• [AIM]: Skip the pictures and extract all of the lines exactly as written.

Raw records
----

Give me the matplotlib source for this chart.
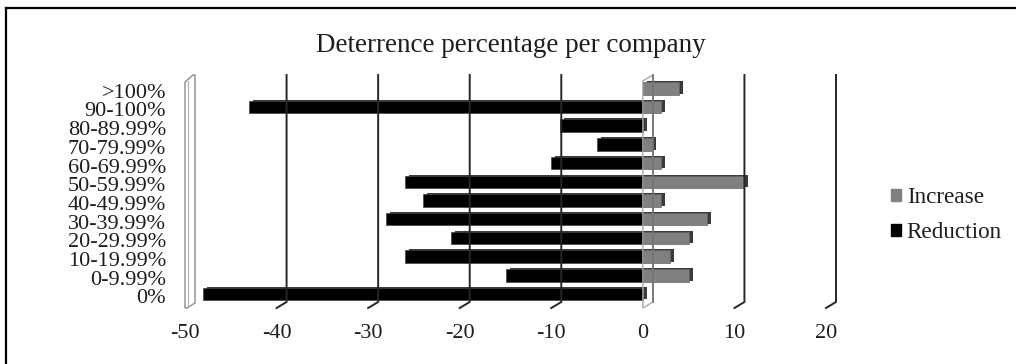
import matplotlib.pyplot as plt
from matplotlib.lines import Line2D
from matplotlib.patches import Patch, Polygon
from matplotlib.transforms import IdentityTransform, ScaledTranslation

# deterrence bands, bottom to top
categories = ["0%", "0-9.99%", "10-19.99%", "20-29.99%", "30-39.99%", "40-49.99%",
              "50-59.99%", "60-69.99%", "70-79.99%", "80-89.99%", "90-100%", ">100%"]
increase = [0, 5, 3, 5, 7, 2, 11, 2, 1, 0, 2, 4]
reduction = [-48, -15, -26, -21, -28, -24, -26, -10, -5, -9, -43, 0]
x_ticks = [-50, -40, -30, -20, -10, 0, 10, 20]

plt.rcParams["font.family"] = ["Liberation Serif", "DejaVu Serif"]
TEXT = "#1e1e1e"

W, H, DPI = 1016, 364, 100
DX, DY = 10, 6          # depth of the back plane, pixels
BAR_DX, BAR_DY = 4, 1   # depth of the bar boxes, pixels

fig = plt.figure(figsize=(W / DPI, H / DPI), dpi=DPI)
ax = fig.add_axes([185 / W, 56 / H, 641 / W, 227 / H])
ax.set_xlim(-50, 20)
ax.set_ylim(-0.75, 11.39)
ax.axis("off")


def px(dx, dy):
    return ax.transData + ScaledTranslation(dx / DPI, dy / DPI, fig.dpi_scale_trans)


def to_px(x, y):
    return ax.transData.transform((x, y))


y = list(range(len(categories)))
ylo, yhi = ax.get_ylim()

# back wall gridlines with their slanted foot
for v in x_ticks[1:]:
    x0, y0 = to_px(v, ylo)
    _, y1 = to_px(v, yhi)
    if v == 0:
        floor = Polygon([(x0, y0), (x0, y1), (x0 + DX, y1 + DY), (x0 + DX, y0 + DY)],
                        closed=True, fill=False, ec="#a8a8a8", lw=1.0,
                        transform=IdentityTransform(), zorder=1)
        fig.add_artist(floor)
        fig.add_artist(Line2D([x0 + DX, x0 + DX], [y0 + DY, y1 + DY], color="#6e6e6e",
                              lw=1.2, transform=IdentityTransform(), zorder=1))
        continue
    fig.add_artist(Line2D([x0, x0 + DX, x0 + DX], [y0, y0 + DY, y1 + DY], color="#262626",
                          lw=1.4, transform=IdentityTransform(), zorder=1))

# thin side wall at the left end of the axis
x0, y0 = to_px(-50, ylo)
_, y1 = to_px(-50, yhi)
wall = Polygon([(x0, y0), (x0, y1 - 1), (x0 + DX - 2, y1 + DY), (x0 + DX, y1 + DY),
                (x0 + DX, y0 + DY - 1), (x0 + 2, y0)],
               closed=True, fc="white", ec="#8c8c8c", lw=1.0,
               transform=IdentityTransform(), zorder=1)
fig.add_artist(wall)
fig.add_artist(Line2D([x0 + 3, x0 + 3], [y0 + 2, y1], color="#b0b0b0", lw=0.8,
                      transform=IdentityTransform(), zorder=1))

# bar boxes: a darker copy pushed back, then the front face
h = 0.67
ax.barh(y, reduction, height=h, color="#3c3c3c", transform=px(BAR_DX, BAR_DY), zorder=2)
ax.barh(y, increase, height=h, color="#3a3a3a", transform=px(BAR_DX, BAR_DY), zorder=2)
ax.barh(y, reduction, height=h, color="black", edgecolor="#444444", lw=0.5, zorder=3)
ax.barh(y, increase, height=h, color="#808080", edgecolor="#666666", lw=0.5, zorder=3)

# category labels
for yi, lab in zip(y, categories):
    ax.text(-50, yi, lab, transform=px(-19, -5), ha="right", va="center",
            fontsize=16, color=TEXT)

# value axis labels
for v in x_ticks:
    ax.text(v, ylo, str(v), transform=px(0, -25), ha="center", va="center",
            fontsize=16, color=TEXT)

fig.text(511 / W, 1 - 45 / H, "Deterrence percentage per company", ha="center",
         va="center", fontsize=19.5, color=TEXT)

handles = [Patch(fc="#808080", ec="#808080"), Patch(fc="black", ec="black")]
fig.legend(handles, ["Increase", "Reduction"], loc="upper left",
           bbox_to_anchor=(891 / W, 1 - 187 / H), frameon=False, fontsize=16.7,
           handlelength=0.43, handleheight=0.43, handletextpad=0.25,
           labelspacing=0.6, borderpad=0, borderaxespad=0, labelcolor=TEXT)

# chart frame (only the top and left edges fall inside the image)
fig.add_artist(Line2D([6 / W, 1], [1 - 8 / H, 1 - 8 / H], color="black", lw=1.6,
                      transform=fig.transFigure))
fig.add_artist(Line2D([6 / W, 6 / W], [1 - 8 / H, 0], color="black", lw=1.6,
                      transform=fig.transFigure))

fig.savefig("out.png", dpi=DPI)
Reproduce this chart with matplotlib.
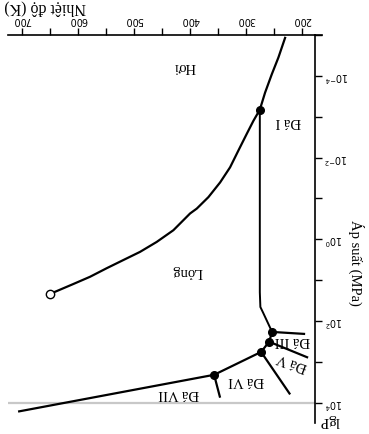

----

• [THE REPLY]:
Give me the matplotlib source for this chart.
import matplotlib.pyplot as plt
from matplotlib.lines import Line2D
from matplotlib.patches import Patch, Polygon
from matplotlib.transforms import IdentityTransform, ScaledTranslation

# deterrence bands, bottom to top
categories = ["0%", "0-9.99%", "10-19.99%", "20-29.99%", "30-39.99%", "40-49.99%",
              "50-59.99%", "60-69.99%", "70-79.99%", "80-89.99%", "90-100%", ">100%"]
increase = [0, 5, 3, 5, 7, 2, 11, 2, 1, 0, 2, 4]
reduction = [-48, -15, -26, -21, -28, -24, -26, -10, -5, -9, -43, 0]
x_ticks = [-50, -40, -30, -20, -10, 0, 10, 20]

plt.rcParams["font.family"] = ["Liberation Serif", "DejaVu Serif"]
TEXT = "#1e1e1e"

W, H, DPI = 1016, 364, 100
DX, DY = 10, 6          # depth of the back plane, pixels
BAR_DX, BAR_DY = 4, 1   # depth of the bar boxes, pixels

fig = plt.figure(figsize=(W / DPI, H / DPI), dpi=DPI)
ax = fig.add_axes([185 / W, 56 / H, 641 / W, 227 / H])
ax.set_xlim(-50, 20)
ax.set_ylim(-0.75, 11.39)
ax.axis("off")


def px(dx, dy):
    return ax.transData + ScaledTranslation(dx / DPI, dy / DPI, fig.dpi_scale_trans)


def to_px(x, y):
    return ax.transData.transform((x, y))


y = list(range(len(categories)))
ylo, yhi = ax.get_ylim()

# back wall gridlines with their slanted foot
for v in x_ticks[1:]:
    x0, y0 = to_px(v, ylo)
    _, y1 = to_px(v, yhi)
    if v == 0:
        floor = Polygon([(x0, y0), (x0, y1), (x0 + DX, y1 + DY), (x0 + DX, y0 + DY)],
                        closed=True, fill=False, ec="#a8a8a8", lw=1.0,
                        transform=IdentityTransform(), zorder=1)
        fig.add_artist(floor)
        fig.add_artist(Line2D([x0 + DX, x0 + DX], [y0 + DY, y1 + DY], color="#6e6e6e",
                              lw=1.2, transform=IdentityTransform(), zorder=1))
        continue
    fig.add_artist(Line2D([x0, x0 + DX, x0 + DX], [y0, y0 + DY, y1 + DY], color="#262626",
                          lw=1.4, transform=IdentityTransform(), zorder=1))

# thin side wall at the left end of the axis
x0, y0 = to_px(-50, ylo)
_, y1 = to_px(-50, yhi)
wall = Polygon([(x0, y0), (x0, y1 - 1), (x0 + DX - 2, y1 + DY), (x0 + DX, y1 + DY),
                (x0 + DX, y0 + DY - 1), (x0 + 2, y0)],
               closed=True, fc="white", ec="#8c8c8c", lw=1.0,
               transform=IdentityTransform(), zorder=1)
fig.add_artist(wall)
fig.add_artist(Line2D([x0 + 3, x0 + 3], [y0 + 2, y1], color="#b0b0b0", lw=0.8,
                      transform=IdentityTransform(), zorder=1))

# bar boxes: a darker copy pushed back, then the front face
h = 0.67
ax.barh(y, reduction, height=h, color="#3c3c3c", transform=px(BAR_DX, BAR_DY), zorder=2)
ax.barh(y, increase, height=h, color="#3a3a3a", transform=px(BAR_DX, BAR_DY), zorder=2)
ax.barh(y, reduction, height=h, color="black", edgecolor="#444444", lw=0.5, zorder=3)
ax.barh(y, increase, height=h, color="#808080", edgecolor="#666666", lw=0.5, zorder=3)

# category labels
for yi, lab in zip(y, categories):
    ax.text(-50, yi, lab, transform=px(-19, -5), ha="right", va="center",
            fontsize=16, color=TEXT)

# value axis labels
for v in x_ticks:
    ax.text(v, ylo, str(v), transform=px(0, -25), ha="center", va="center",
            fontsize=16, color=TEXT)

fig.text(511 / W, 1 - 45 / H, "Deterrence percentage per company", ha="center",
         va="center", fontsize=19.5, color=TEXT)

handles = [Patch(fc="#808080", ec="#808080"), Patch(fc="black", ec="black")]
fig.legend(handles, ["Increase", "Reduction"], loc="upper left",
           bbox_to_anchor=(891 / W, 1 - 187 / H), frameon=False, fontsize=16.7,
           handlelength=0.43, handleheight=0.43, handletextpad=0.25,
           labelspacing=0.6, borderpad=0, borderaxespad=0, labelcolor=TEXT)

# chart frame (only the top and left edges fall inside the image)
fig.add_artist(Line2D([6 / W, 1], [1 - 8 / H, 1 - 8 / H], color="black", lw=1.6,
                      transform=fig.transFigure))
fig.add_artist(Line2D([6 / W, 6 / W], [1 - 8 / H, 0], color="black", lw=1.6,
                      transform=fig.transFigure))

fig.savefig("out.png", dpi=DPI)
Reproduce this chart with matplotlib.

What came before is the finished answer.